Founded on religious freedom, Pennsylvania became a haven for all sorts of people fleeing Europe. So for years, as population concentrations grew in and around Philadelphia, and because westward migration was out of the question, a natural migration southward occurred along an ancient Indian trading and warring path which connected the entire northern and southern east coast. This path was acquired from the Indians over time and became known as The Great Wagon Road, so labeled on a map drawn by Thomas Jefferson's father, Peter. It is over this settlers' path from Philadelphia that the western portions of Virginia, North and South Carolina and Georgia were originally peopled. This migration was vast, lasting 50 to 60 years and numbering in the tens of thousands of people.
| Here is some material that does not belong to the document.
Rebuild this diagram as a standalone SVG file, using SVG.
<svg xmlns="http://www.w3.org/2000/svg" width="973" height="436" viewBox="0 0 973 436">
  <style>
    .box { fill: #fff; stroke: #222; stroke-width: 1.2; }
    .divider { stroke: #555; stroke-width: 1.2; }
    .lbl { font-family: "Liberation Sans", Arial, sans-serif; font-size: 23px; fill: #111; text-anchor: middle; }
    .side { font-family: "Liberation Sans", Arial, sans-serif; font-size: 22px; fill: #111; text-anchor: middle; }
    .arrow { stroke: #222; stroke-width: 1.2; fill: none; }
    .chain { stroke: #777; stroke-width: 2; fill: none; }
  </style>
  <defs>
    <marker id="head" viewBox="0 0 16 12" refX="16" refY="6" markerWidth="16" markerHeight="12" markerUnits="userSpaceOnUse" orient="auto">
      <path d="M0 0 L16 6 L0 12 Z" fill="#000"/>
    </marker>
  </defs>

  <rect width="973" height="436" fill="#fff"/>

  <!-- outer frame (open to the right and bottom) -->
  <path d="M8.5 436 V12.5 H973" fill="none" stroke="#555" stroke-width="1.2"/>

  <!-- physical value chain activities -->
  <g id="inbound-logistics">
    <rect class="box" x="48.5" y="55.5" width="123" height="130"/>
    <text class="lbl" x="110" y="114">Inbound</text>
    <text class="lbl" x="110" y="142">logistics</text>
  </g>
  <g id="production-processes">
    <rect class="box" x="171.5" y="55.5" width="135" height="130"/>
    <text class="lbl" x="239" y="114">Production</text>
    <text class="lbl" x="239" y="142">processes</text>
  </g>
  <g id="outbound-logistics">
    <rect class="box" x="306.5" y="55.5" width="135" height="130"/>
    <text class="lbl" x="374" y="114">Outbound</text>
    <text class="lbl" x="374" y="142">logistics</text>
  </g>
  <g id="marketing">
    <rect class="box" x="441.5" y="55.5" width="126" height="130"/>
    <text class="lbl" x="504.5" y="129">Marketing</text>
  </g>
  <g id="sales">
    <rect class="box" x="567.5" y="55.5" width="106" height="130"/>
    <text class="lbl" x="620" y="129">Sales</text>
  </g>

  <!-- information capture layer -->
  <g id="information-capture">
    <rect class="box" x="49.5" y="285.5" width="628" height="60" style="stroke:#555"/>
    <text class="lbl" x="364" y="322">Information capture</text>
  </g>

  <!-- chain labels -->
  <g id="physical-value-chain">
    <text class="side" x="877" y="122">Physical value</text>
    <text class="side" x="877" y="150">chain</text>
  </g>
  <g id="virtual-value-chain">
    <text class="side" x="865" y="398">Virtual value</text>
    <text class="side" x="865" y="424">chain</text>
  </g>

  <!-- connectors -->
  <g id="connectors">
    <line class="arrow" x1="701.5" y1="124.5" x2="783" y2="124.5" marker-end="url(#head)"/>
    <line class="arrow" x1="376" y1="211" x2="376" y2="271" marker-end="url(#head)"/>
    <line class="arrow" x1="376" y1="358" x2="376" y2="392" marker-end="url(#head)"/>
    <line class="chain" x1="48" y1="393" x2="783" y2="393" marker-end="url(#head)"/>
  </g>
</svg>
And many of the original overnight camping spots grew to become American cities such as Winston-Salem, Augusta, Winchester and Gettysburg to name a few. After the American Revolution this floodtide turned westward into Tennessee and Kentucky along Daniel Boone's Wilderness Road

This is the story of an almost unreported mass migration that occurred during Britain's colonial period, a movement that peopled major portions of what was to become the United States. Quietly, very quietly, the record shows that we really were one people long before the American Revolution occurred.